- Born: 13 July 1947 South Shields, County Durham, England
- Died: 2 February 2008 (aged 60) Los Angeles, California, United States
- Occupation: Actor

= Edward Wilson (actor) =

English television actor (1947–2008)

Edward William "Ed" Wilson, FRSA (13 July 1947 – 2 February 2008) was an English actor and the artistic director of the National Youth Theatre from 1987 to 2003; he later moved to Los Angeles.

==Early life==
Born in South Shields, County Durham, the son of Thomasina (née Moore), and William James Wilson, a pitman, he attended the local grammar school.

While still a schoolboy, Wilson performed at the National Youth Theatre (NYT) in London during his summer holidays, having auditioned for its founder-director Michael Croft.

==Early career==
Aged 19, he established the South Shields Youth Theatre in his home town, performing in the Pier Pavilion Theatre to rave reviews from the local papers, though the town councillors were less impressed by his choice of "kitchen sink drama" repertoire.

He read English at Manchester University, then went to the NYT as an actor and director in 1965. During his time at the NYT he appeared in several television series: his most important television role was young Billy Seaton in 35 episodes of When the Boat Comes In (1976–1981).

==Productions and performances==
His NYT production of Murder in the Cathedral by T.S. Eliot, performed in Christ Church, Spitalfields, St Pancras and Westminster Cathedral was widely acclaimed by audiences and praised by Eliot's widow. Ambitiously, he also arranged to take the production to Moscow Arts Theatre in 1989, where it was very well received.

After the death of Michael Croft in 1986, Wilson took over the National Youth Theatre, becoming its second artistic director (1987–2003) and re-energising the company.

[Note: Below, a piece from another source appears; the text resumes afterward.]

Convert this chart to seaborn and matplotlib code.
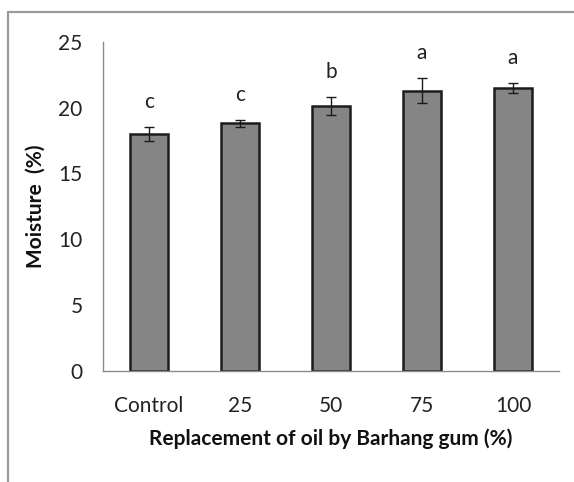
import matplotlib
matplotlib.use("Agg")
import matplotlib.pyplot as plt
import seaborn as sns
from matplotlib.lines import Line2D

# data
categories = ["Control", "25", "50", "75", "100"]
moisture = [18.0, 18.8, 20.15, 21.3, 21.5]
errors = [0.55, 0.3, 0.7, 0.95, 0.4]
letters = ["c", "c", "b", "a", "a"]

sns.set_style("white")
plt.rcParams['font.family'] = ['Lato', 'DejaVu Sans']

fig = plt.figure(figsize=(5.74, 4.82), dpi=100)
ax = fig.add_axes([0.1803, 0.231, 0.7927, 0.682])

sns.barplot(x=categories, y=moisture, color="#858585", edgecolor="#1c1c1c",
            linewidth=1.8, width=0.42, errorbar=None, saturation=1, ax=ax)

ax.errorbar(range(len(categories)), moisture, yerr=errors, fmt="none",
            ecolor="#1a1a1a", elinewidth=1.0, capsize=3.5, capthick=1.0)

# significance letters above error bars
for i, (m, e, l) in enumerate(zip(moisture, errors, letters)):
    ax.text(i, m + e + 1.9, l, ha="center", va="center", fontsize=15, color="#222222")

ax.set_xlim(-0.5, 4.5)
ax.set_ylim(0, 25)
ax.set_yticks([0, 5, 10, 15, 20, 25])

for side in ["top", "right"]:
    ax.spines[side].set_visible(False)
for side in ["left", "bottom"]:
    ax.spines[side].set_color("#8c8c8c")
    ax.spines[side].set_linewidth(1.0)

ax.tick_params(axis="y", direction="out", length=6, width=1, color="#8c8c8c",
               labelsize=15, labelcolor="#222222", pad=9)
ax.tick_params(axis="x", length=0, labelsize=15, labelcolor="#222222", pad=18)

ax.set_xlabel("Replacement of oil by Barhang gum (%)", fontsize=15,
              fontweight="bold", color="#111111", labelpad=9)
ax.set_ylabel("Moisture  (%)", fontsize=15, fontweight="bold", color="#111111",
              labelpad=9)

# outer frame lines (left and top) as in the reference
fig.add_artist(Line2D([8 / 574, 8 / 574], [0, 1 - 12 / 482], transform=fig.transFigure,
                      color="#9a9a9a", linewidth=1.6))
fig.add_artist(Line2D([8 / 574, 1], [1 - 12 / 482, 1 - 12 / 482], transform=fig.transFigure,
                      color="#9a9a9a", linewidth=1.6))

fig.savefig("out.png", dpi=100)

There he auditioned and nurtured many notable talents, including Daniel Craig, Orlando Bloom, Catherine Tate, Jessica Hynes (Stevenson) and Little Britain stars Matt Lucas and David Walliams. Wilson also gave the now-celebrated theatre and film director Matthew Warchus his first chance at directing, when the NYT produced Coriolanus at the Glasgow Tram Shed Theatre in 1986.

In 1987 and 1988, he appeared in a regular role as DI Flight in two seasons of Rockliffe's Babies.

Wilson championed the musicals of Lionel Bart and brought about a revival of interest in his work with ambitious West End revivals of Blitz! (1990) and Maggie May (1992).

As a freelance, he was particularly adept at organising large-scale "one-off' productions, including community productions in Newbury. He directed several of the Stonewall Equality Shows at the Royal Albert Hall, most recently Europride 2006.

His production of The Way of the Light was broadcast live by the BBC from St Paul's Cathedral. He directed the West End premiere of Nightshriek, a rock musical interpretation of Shakespeare's Macbeth by Trisha Ward, which won a Time Out Critics' Award (1986) for its teenage writer, beating such professional productions as The Phantom of the Opera and Les Misérables.

The success of Nightshriek led to a number of successful international collaborations between the NYT and the Spanish Shakespeare Foundation, including productions of Romeo and Juliet, Macbeth and Blood Wedding by Lorca, performed in London, Madrid and Valencia.

He was a determined and successful fund-raiser for the NYT, winning major sponsorship for the company on many occasions throughout his tenure as Artistic Director. The highlight was his successful bid for a National Lottery grant in 1996 (the NYT's 40th anniversary) which enabled the company to purchase its first permanent headquarters.

==After the NYT==
In 2004 Ed Wilson was persuaded by Michael York (a former member of the NYT) to move to the US to lead the California Youth Theatre at the Ivar Theatre, Hollywood.

In his later life he became a devout convert to Roman Catholicism.

Wilson was diagnosed with cancer in 2007 and died at Cedars-Sinai Medical Center in Los Angeles.

Wilson's long-term personal and professional partner was Brian Lee ("a supremely gifted stage designer" – Bryan Forbes). Lee – who designed many of Wilson's stage productions – predeceased Wilson, dying of cancer in December 1994.

He was a Fellow of the Royal Society of Arts and had an honorary doctorate from the University of Sunderland.